Introduction
Why worry about the project environment, when the objective of project management
is to get the project completed within scope, cost and schedule? The truth is
that if the real objective is to end up with a successful project, then important
though these criteria are, they are not the ultimate determinants of success.
Heresy? Perhaps. But success, a very elusive notion at best, is dependent upon
satisfying the customers.
In the last analysis, the test of effective project management is the degree
to which the project objectives have been accomplished on time and within budget
to the satisfaction of the customers.
The Project Management Institute, a non-profit organization based in North
America, has broadened this concept by defining project management as:
"The art of directing and coordinating human and material resources throughout
the life of a project by using modern management techniques to achieve predetermined
objectives of scope, quality, time, cost and participant [stakeholder]
satisfaction."
Note the reference to "participant satisfaction". Thus, the degree
of success of a project may be said to reflect the combined degree of satisfaction
of all the participants, customers or stakeholders. Where construction projects
are concerned, the stakeholders are usually many and various, frequently with
opposing interests.

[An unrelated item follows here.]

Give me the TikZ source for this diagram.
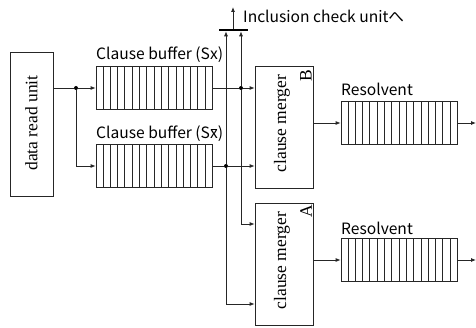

Indeed, the cynic might say that the most successful project
is one in which all the stakeholders are about equally dissatisfied!
These stakeholders may participate in the project directly or indirectly, closely
or remotely, and collectively their attitudes, understandings, or particular
vested interests, all contribute to the environment in which a project is created.
This environment can and needs to be managed just as surely as every other aspect
of the project can be managed towards success.